In this video, we learn about parametric equations using the example of a car driving off a cliff. Parametric equations define x and y as functions of a third parameter, t (time). They help us find the path, direction, and position of an object at any given time. Created by Sal Khan.

## Want to join the conversation?

• Other than a moving object in space, what are some real-life applications for parametric equations?
• what is a parameter
• Basically a defined limit that you operate within.
• What is a parameter? What makes it useful?
• A parameter is some constant that relates two or more functions. In the example, the x-position and the y-position are not related to each other directly, but they are both defined in terms of time. Time is the parameter that allows us to see what the x and y functions are doing together. Try graphing the x and y functions separately. (In a calculator, you may have to call them y1 and y2, and change the t's to x's.) Can you look at them and know intuitively what the car is doing? Parametric equations allow us to break up a complicated problem, like motion in two or more dimensions, into simpler problems that can be solved separately and then recombined (if we want) through their shared parameter.
• when will there be exercises for parametric equations? are you considering making them at all? It'd be really nice, thanks!
• In "normal" functions (for the lack of a better word), like f(x)=x+2 for example, is "x" a parameter?
• Sort of. It's tempting to say so, but parameter has a special meaning in this context. Each of the functions in the example are 'normal,' separate functions. What makes them parametric is that they share a parameter. Parametric equations are used when x and y are not directly related to each other, but are both related through a third term. In the example, the car's position in the x-direction is changing linearly with time, i.e. the graph of its function is a straight line. In the y-direction, however, its position is changing exponentially with time. The unifying 'parameter' is time. The car is moving through time equally "in both directions." This allows us to graph (x, y) coordinates to show the position of the car, as Sal showed. This is much more useful and intuitive than looking at the graphs of y(t) and x(t) separately. You can also use the parameter to find a unifying function that does directly relate x to y, as Sal hinted at.
Wikipedia has a pretty good blurb about the math uses of "parameter." http://en.wikipedia.org/wiki/Parameter#Mathematical_models
• There is a topic on the "Precalculus" mission called "Parametric equations and polar coordinates" but it has no skill excercises. Did they took them awary?? Or are there non?? Anyone knows?? Thank you very much.
• I'm also looking for this badge, but I think there is no possibility to get it at the moment.
(1 vote)
• I'm pretty tired so I may be looking too far into this... Is weight a factor? For example we figured out if this car is falling off a cliff at 5 m/sec sqrd it will land in the area sal figured out. Let's say that we had a tank or a marble traveling at the same speed with the same gravity acting on it, and our object is falling from the same height. I can't imagine the results will be the same.
• The actual, real-world results are far more complicated because of the friction between the falling object and air as well as some minor issues with buoyancy. But, those kinds of computations are very advanced physics and engineering questions. They are just too complicated for this level of study.

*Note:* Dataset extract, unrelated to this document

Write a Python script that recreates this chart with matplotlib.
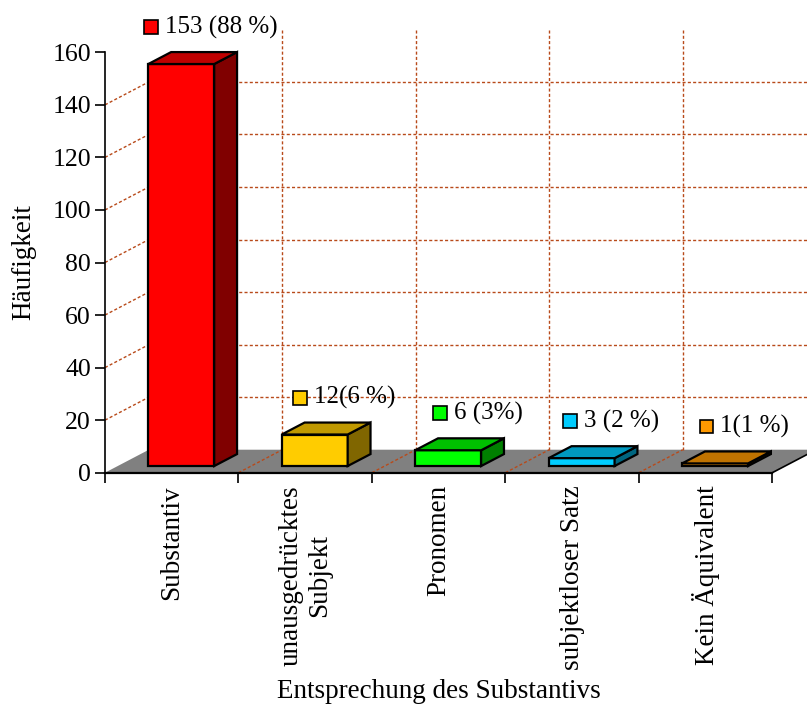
import matplotlib
matplotlib.use('Agg')
import matplotlib.pyplot as plt
from matplotlib.patches import Polygon, Rectangle
from matplotlib.offsetbox import DrawingArea, TextArea, HPacker, AnnotationBbox

plt.rcParams['font.family'] = ['Liberation Serif', 'DejaVu Serif']

categories = ['Substantiv', 'unausgedrücktes\nSubjekt', 'Pronomen',
              'subjektloser Satz', 'Kein Äquivalent']
values = [153, 12, 6, 3, 1]
value_labels = ['153 (88 %)', '12(6 %)', '6 (3%)', '3 (2 %)', '1(1 %)']
front_colors = ['#ff0000', '#ffcc00', '#00ff00', '#00ccff', '#ff9900']
top_colors = ['#c00000', '#c09900', '#00c000', '#0099c0', '#c07300']
side_colors = ['#800000', '#806600', '#008000', '#006680', '#804d00']
yticks = [0, 20, 40, 60, 80, 100, 120, 140, 160]

# fake 3d: depth offset of the whole scene (data units)
DX, DY = 0.329, 8.75
Z0, DZ = 0.29, 0.52        # where the bars sit in depth
BAR_L, BAR_W = 0.229, 0.494
grid_c = '#b84a1a'
grid_ls = (0, (2.2, 1.6))

fig = plt.figure(figsize=(8.07, 7.09), dpi=100)
ax = fig.add_axes([105 / 807, 1 - 472.7 / 709, 667.3 / 807, 420.4 / 709])
ax.set_xlim(0, 5)
ax.set_ylim(0, 160)

n = len(values)

# floor
floor = Polygon([(0, 0), (n, 0), (n + DX, DY), (DX, DY)], closed=True,
                fc='#808080', ec='none', zorder=1, clip_on=False)
ax.add_patch(floor)
ax.plot([n, n + DX], [0, DY], color='black', lw=1.2, zorder=2, clip_on=False)

# grid lines: left wall, back wall, floor
for v in yticks[1:-1]:
    ax.plot([0, DX], [v, v + DY], color=grid_c, lw=1, ls=grid_ls, zorder=2, clip_on=False)
    ax.plot([DX, n + DX], [v + DY, v + DY], color=grid_c, lw=1, ls=grid_ls, zorder=2, clip_on=False)
for i in range(1, n):
    ax.plot([i + DX, i + DX], [DY, 160 + DY], color=grid_c, lw=1, ls=grid_ls, zorder=2, clip_on=False)
    ax.plot([i, i + DX], [0, DY], color=grid_c, lw=1, ls=grid_ls, zorder=2, clip_on=False)

# bars
y0 = Z0 * DY
bdx, bdy = DZ * DX, DZ * DY
for i, v in enumerate(values):
    left = i + BAR_L + Z0 * DX
    right = left + BAR_W
    ax.bar(left + BAR_W / 2, v, width=BAR_W, bottom=y0, color=front_colors[i],
           edgecolor='black', linewidth=1.6, zorder=4, clip_on=False)
    top = Polygon([(left, y0 + v), (right, y0 + v), (right + bdx, y0 + v + bdy),
                   (left + bdx, y0 + v + bdy)], closed=True, fc=top_colors[i],
                  ec='black', lw=1.6, zorder=4, clip_on=False)
    side = Polygon([(right, y0), (right + bdx, y0 + bdy), (right + bdx, y0 + v + bdy),
                    (right, y0 + v)], closed=True, fc=side_colors[i],
                   ec='black', lw=1.6, zorder=4, clip_on=False)
    ax.add_patch(side)
    ax.add_patch(top)

    # value label with small colour key
    da = DrawingArea(10, 10, 0, 0)
    da.add_artist(Rectangle((0, 0), 10, 10, fc=front_colors[i], ec='black', lw=1.2))
    ta = TextArea(value_labels[i], textprops=dict(fontsize=18))
    box = HPacker(children=[da, ta], align='center', pad=0, sep=5)
    ab = AnnotationBbox(box, (left + BAR_W / 2 + 0.22, y0 + v + bdy + 9.5),
                        xycoords='data', frameon=False, box_alignment=(0.5, 0.5),
                        annotation_clip=False, zorder=5)
    ax.add_artist(ab)

# axes
for s in ['top', 'right']:
    ax.spines[s].set_visible(False)
ax.spines['left'].set_linewidth(1.2)
ax.spines['bottom'].set_linewidth(1.6)
ax.spines['bottom'].set_zorder(3)
ax.set_yticks(yticks)
ax.tick_params(axis='y', direction='out', length=7.2, width=1.2, labelsize=18.5, pad=3)
ax.set_xticks(range(n + 1))
ax.set_xticklabels([''] * (n + 1))
ax.tick_params(axis='x', which='major', direction='out', length=7.2, width=1.2)
ax.set_xticks([i + 0.5 for i in range(n)], minor=True)
ax.set_xticklabels(categories, minor=True, rotation=90, multialignment='center')
ax.tick_params(axis='x', which='minor', length=0, labelsize=19.5, pad=9)
ax.set_facecolor('none')

fig.text(23.5 / 807, 1 - 262.5 / 709, 'Häufigkeit', rotation=90, ha='center',
         va='center', fontsize=19.5)
fig.text(438.6 / 807, 1 - 692 / 709, 'Entsprechung des Substantivs', ha='center',
         va='center', fontsize=19.5)

fig.savefig('out.png', dpi=100)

I would anticipate, given its shape, that a marble would actually fall more quickly than a car. This would be because the car has an irregular shape and has lots of friction from the air slowing down its acceleration. A marble has a smooth, spherical shape, so it would have considerably less air friction.
• Did anyone else see that on the y-coordinate, as t went up, the amount that y decreased every time t went up increased by ten? (When t went from zero to 1, the difference in y was 5, when t went from 1 to 2, the difference in y was 15, when t went from two to three the difference in y was 25, and if there was no ground on the x-axis from t=3 to t=4 y would have decreased by 35.) Anyone know exactly why this happens the way it does?
Thanks!
• Yes, this is typical of quadratic functions. If you look at the successive differences between values, those differences form a linear pattern. This fact is sometimes used to fit a polynomial function to data, known as the "method of successive differences". In the quadratic case, you find that the "second difference" (the successive difference between the differences) is twice the quadratic coefficient. You observed that the second difference is -10, thus the quadratic coefficient is -5.